Sowohl die phänomenale Cast, als auch die Solisten, Chor und Extrachor gaben alles und da merkt man den Unterschied zu den Kommerzproduktionen: Hier gaben alle ihr letztes Herzblut. Der Begriff "Rampensau" kann nicht nur für die beiden Hauptpartien gelten; diese füllten die erfahrenen Musical-Top-Star s Henrik Wagner (Jesus) und Serkan Kaya (Judas) allerdings wirklich perfekt in Darstellung und Gesang. Ian Gillian und Murray Head waren 1970 nicht besser. Zwar erreicht die junge Entdeckung Theresa Weber (Maria) noch nicht das Niveau von Yvonne Elliman, aber ihr steht ein großer Weg offen.
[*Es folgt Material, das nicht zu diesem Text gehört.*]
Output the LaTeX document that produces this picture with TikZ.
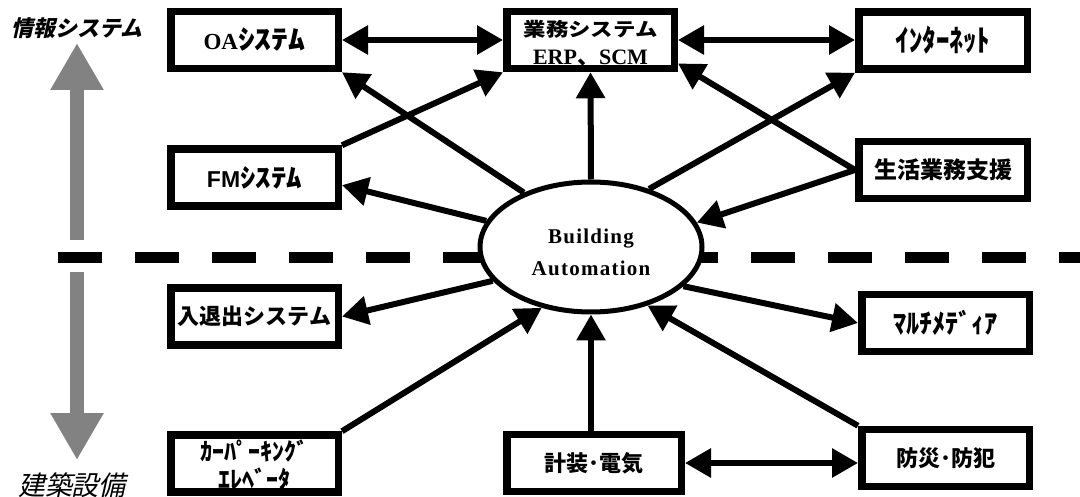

Die räumliche Überschaubarkeit und Größe des MiR erlaubte auch eine musikalische Dichte und einen Sound (ML: Heribert Feckler), den man bei größeren Häusern selten erreicht – insoweit ist auch die Band über den sprichwörtlichen grünen Klee zu loben. Nach einiger Anlaufzeit bekam dann auch die Tonregie eine zielgerichtete Verstärkung der Microports in den Griff.
Was für eine tolle Produktion! Dafür gibt es natürlich unseren raren Ehrenpreis, den OPERNFREUND STERN, ich vergebe ihn aus ganzem Herzen und mit teilweise Tränen der Freude in den Augen… Daß man als pensionierter Rock-Gruftie solch traumhafte Realisation noch einmal erleben darf ist einfach wunderschön.
Bravissimo an eine Inszenierung, die praktisch alles mobilisierte, was so ein mittleres Theater überhaupt leisten und bieten kann. Dabei braucht man einen Vergleich mit die sündteuren (leider oft recht banalen) Kommerzproduktionen nicht zu scheuen – im Gegenteil: Das war das Opus Summum, das Maximum an künstlerischer Unterhaltung und Qualität, was ein Musiktheater im Revier leisten kann und eben diesen wunderschönen Namen mit Ehre füllt.